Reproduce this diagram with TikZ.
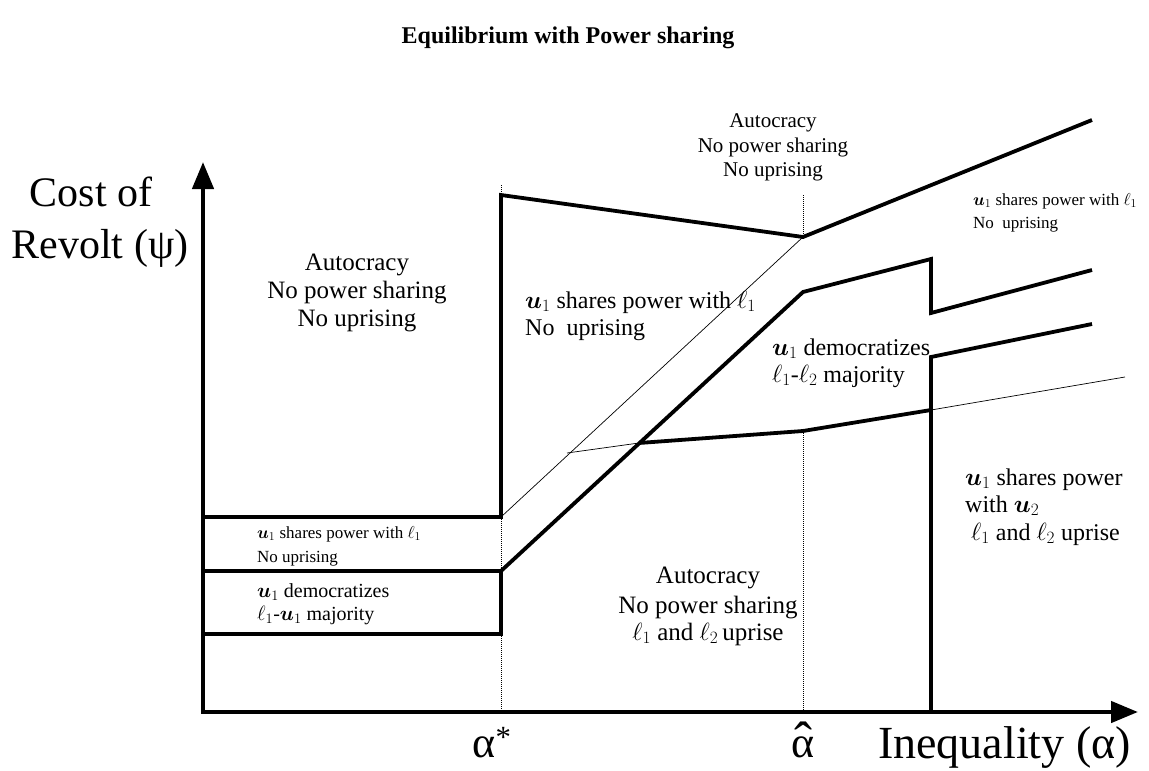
\documentclass[tikz,border=0pt]{standalone}
\usepackage{amsmath}
\usepackage{fontspec}
\setmainfont{Liberation Serif}
\usetikzlibrary{arrows.meta}
\newcommand{\uu}[1]{$\boldsymbol{u}_{#1}$}
\newcommand{\lo}[1]{$\ell_{#1}$}
\tikzset{
  boldline/.style={line width=3.8pt, line join=miter},
  hairline/.style={line width=0.7pt},
  guide/.style={line width=0.6pt, dash pattern=on 1pt off 1pt},
  axisline/.style={line width=4.5pt, {Triangle[length=27pt,width=21pt]}-{Triangle[length=27pt,width=21pt]}},
  txt/.style={inner sep=0pt, anchor=base west},
  ctxt/.style={inner sep=0pt, anchor=base},
}
\begin{document}
\begin{tikzpicture}[x=1pt,y=-1pt]
\useasboundingbox (0,0) rectangle (1149,771);
\fill[white] (0,0) rectangle (1149,771);
% key points
\coordinate (O) at (203,712);
\coordinate (Ytop) at (203,162);
\coordinate (Xend) at (1138,712);
\coordinate (As) at (501,517);
\coordinate (Am) at (501,571);
\coordinate (Al) at (501,634);
\coordinate (Atop) at (501,195);
\coordinate (Hk) at (803,237);
\coordinate (Hd) at (803,292);
\coordinate (Hl) at (803,431);
% guides
\draw[guide] (501,185) -- (Atop);
\draw[guide] (As) -- (Am);
\draw[guide] (Al) -- (501,712);
\draw[guide] (803,195) -- (Hk);
\draw[guide] (Hl) -- (803,712);
% thin lines
\draw[hairline] (As) -- (Hk);
\draw[hairline] (567,453) -- (639,443);
\draw[hairline] (931,410) -- (1125,377);
% thick lines
\draw[boldline] (203,517) -- (As) -- (Atop) -- (Hk) -- (1092,120);
\draw[boldline] (203,571) -- (Am) -- (Hd) -- (931,259) -- (931,313) -- (1092,270);
\draw[boldline] (203,634) -- (Al) -- (Am);
\draw[boldline] (639,443) -- (Hl) -- (931,410);
\draw[boldline] (931,712) -- (931,357) -- (1092,324);
% axes
\draw[axisline] (Ytop) -- (O) -- (Xend);
% title
\node[ctxt, font=\bfseries\fontsize{24}{28}\selectfont] (title) at (568,43) {Equilibrium with Power sharing};
% axis labels
\node[ctxt, font=\fontsize{42}{48}\selectfont] (yl1) at (91,206) {Cost of};
\node[ctxt, font=\fontsize{42}{48}\selectfont] (yl2) at (100,258) {Revolt (ψ)};
\node[ctxt, font=\fontsize{44}{50}\selectfont] (astar) at (492,757) {α\textsuperscript{*}};
\node[ctxt, font=\fontsize{44}{50}\selectfont] (ahat) at (803,757) {α};
\node[ctxt, font=\fontsize{54}{60}\selectfont] (hat) at (803,759) {\char"02C6};
\node[txt, font=\fontsize{46}{52}\selectfont] (xl) at (878,758) {Inequality (α)};
% region texts
\begin{scope}[font=\fontsize{25}{29}\selectfont]
\node[ctxt] (a1) at (357,270) {Autocracy};
\node[ctxt] (a2) at (357,298) {No power sharing};
\node[ctxt] (a3) at (357,326) {No uprising};
\node[ctxt] (b1) at (708,583) {Autocracy};
\node[ctxt] (b2) at (708,613) {No power sharing};
\node[ctxt] (b3) at (708,640) {\lo{1} and \lo{2}\,uprise};
\end{scope}
\begin{scope}[font=\fontsize{24}{28}\selectfont]
\node[txt] (m1) at (525,308) {\uu{1} shares power with \lo{1}};
\node[txt] (m2) at (525,335) {No\ \ uprising};
\node[txt] (d1) at (772,355) {\uu{1} democratizes};
\node[txt] (d2) at (772,382) {\lo{1}-\lo{2} majority};
\node[txt] (r1) at (965,485) {\uu{1} shares power};
\node[txt] (r2) at (965,512) {with \uu{2}};
\node[txt] (r3) at (965,540) {\ \lo{1} and \lo{2} uprise};
\end{scope}
\begin{scope}[font=\fontsize{21}{25}\selectfont]
\node[ctxt] (t1) at (773,127) {Autocracy};
\node[ctxt] (t2) at (773,152) {No power sharing};
\node[ctxt] (t3) at (773,176) {No uprising};
\end{scope}
\begin{scope}[font=\fontsize{17}{20}\selectfont]
\node[txt] (s1) at (973,205) {\uu{1} shares power with \lo{1}};
\node[txt] (s2) at (973,228) {No\ \ uprising};
\node[txt] (l1) at (257,538) {\uu{1} shares power with \lo{1}};
\node[txt] (l2) at (257,562) {No uprising};
\end{scope}
\begin{scope}[font=\fontsize{20}{24}\selectfont]
\node[txt] (e1) at (257,597) {\uu{1} democratizes};
\node[txt] (e2) at (257,620) {\lo{1}-\uu{1} majority};
\end{scope}
\end{tikzpicture}
\end{document}
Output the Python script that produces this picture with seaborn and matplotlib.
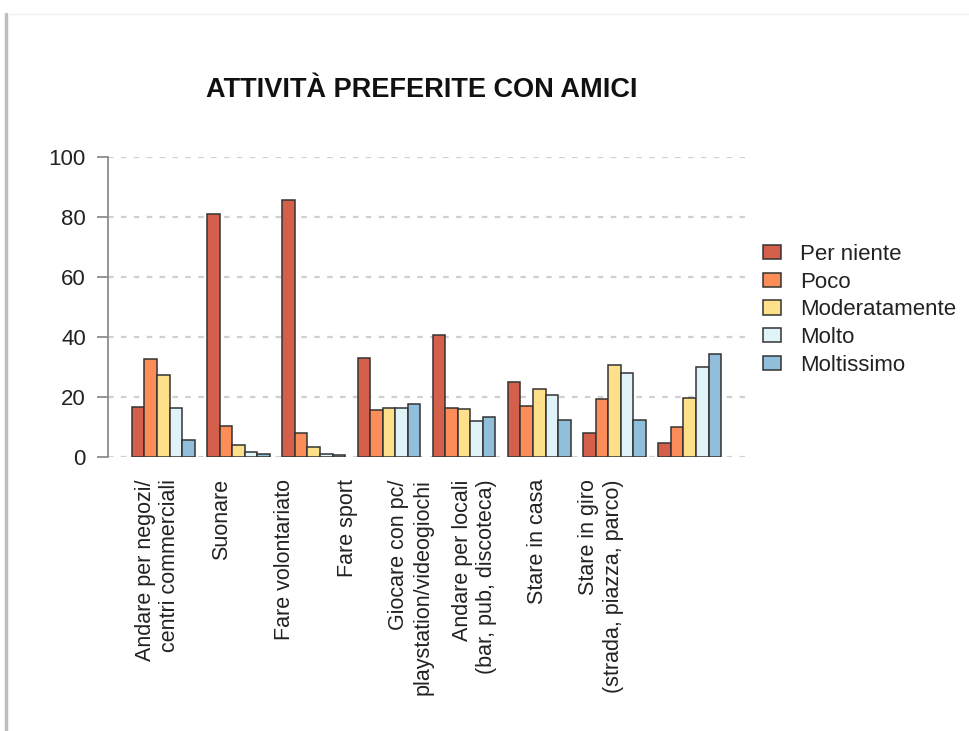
import numpy as np
import pandas as pd
import matplotlib.pyplot as plt
import seaborn as sns
from matplotlib.lines import Line2D

# Data (percent)
attivita = ['Andare per negozi/\ncentri commerciali', 'Suonare', 'Fare volontariato', 'Fare sport',
            'Giocare con pc/\nplaystation/videogiochi', 'Andare per locali\n(bar, pub, discoteca)',
            'Stare in casa', 'Stare in giro\n(strada, piazza, parco)']
livelli = ['Per niente', 'Poco', 'Moderatamente', 'Molto', 'Moltissimo']
per_niente = [16.7, 80.9, 85.8, 33.0, 40.8, 25.1, 7.9, 4.6]
poco = [32.8, 10.3, 8.1, 15.8, 16.4, 17.0, 19.3, 9.9]
moderatamente = [27.2, 4.1, 3.3, 16.3, 15.9, 22.8, 30.8, 19.6]
molto = [16.3, 1.7, 1.0, 16.3, 11.9, 20.8, 28.0, 29.9]
moltissimo = [5.6, 1.0, 0.8, 17.7, 13.3, 12.5, 12.4, 34.2]
colori = ['#D45F4A', '#FC8D59', '#FEE08B', '#E0F3F8', '#91BFDB']

serie = [per_niente, poco, moderatamente, molto, moltissimo]
df = pd.DataFrame([
    {'attivita': a, 'livello': liv, 'valore': v}
    for liv, vals in zip(livelli, serie)
    for a, v in zip(attivita, vals)
])

sns.set_theme(style='white')
plt.rcParams['font.family'] = ['Liberation Sans', 'DejaVu Sans']

fig = plt.figure(figsize=(9.7, 7.31), dpi=100)
ax = fig.add_axes([108 / 970, 274 / 731, 637 / 970, 300 / 731])

sns.barplot(data=df, x='attivita', y='valore', hue='livello', order=attivita,
            hue_order=livelli, palette=colori, width=0.834, saturation=1,
            edgecolor='#333333', linewidth=1.1, errorbar=None, ax=ax)

ax.set_xlim(-0.735, 7.735)
ax.set_ylim(0, 100)
ax.set_yticks(np.arange(0, 101, 20))
ax.yaxis.grid(True, linestyle=(0, (2.5, 3.3)), color='#d0d0d0', linewidth=1.6)
ax.set_axisbelow(True)
for s in ['top', 'right', 'bottom']:
    ax.spines[s].set_visible(False)
ax.spines['left'].set_color('#8c8c8c')
ax.spines['left'].set_linewidth(1.3)
ax.tick_params(axis='y', length=8, width=1.3, color='#8c8c8c', pad=8,
               labelsize=16, labelcolor='#222222', left=True)

# labels sit slightly off the group centres, as in the original
label_pos = -0.073 + np.arange(len(attivita)) * 0.842
ax.set_xticks(label_pos)
ax.set_xticklabels(attivita, rotation=90, multialignment='right', fontsize=15.5, color='#222222')
ax.tick_params(axis='x', length=0, pad=16)
ax.set_xlabel('')
ax.set_ylabel('')

handles, labels = ax.get_legend_handles_labels()
ax.legend(handles, labels, loc='upper left', bbox_to_anchor=(763 / 970, 1 - 244 / 731),
          bbox_transform=fig.transFigure, frameon=False, fontsize=16, borderpad=0,
          borderaxespad=0, handlelength=0.8, handleheight=0.6, handletextpad=0.85,
          labelspacing=0.3, labelcolor='#222222')

fig.text(422 / 970, 1 - 90 / 731, 'ATTIVITÀ PREFERITE CON AMICI', ha='center', va='center',
         fontsize=19.5, fontweight='bold', color='#111111')

# screenshot frame
fig.add_artist(Line2D([6 / 970, 6 / 970], [0, 1 - 14 / 731], color='#bdbdbd', lw=2.5,
                      transform=fig.transFigure))
fig.add_artist(Line2D([8 / 970, 1], [1 - 14 / 731, 1 - 14 / 731], color='#f0f0f0', lw=1,
                      transform=fig.transFigure))

fig.savefig('out.png', dpi=100)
########
Given instruction:
Give again, word for word, only the lines starting at the line with "Output the Python" and ending at the line with "from matplotlib.lines import Line2D", keeping both end lines; pictures stay out.

Reply to the exercise:
Output the Python script that produces this picture with seaborn and matplotlib.
import numpy as np
import pandas as pd
import matplotlib.pyplot as plt
import seaborn as sns
from matplotlib.lines import Line2D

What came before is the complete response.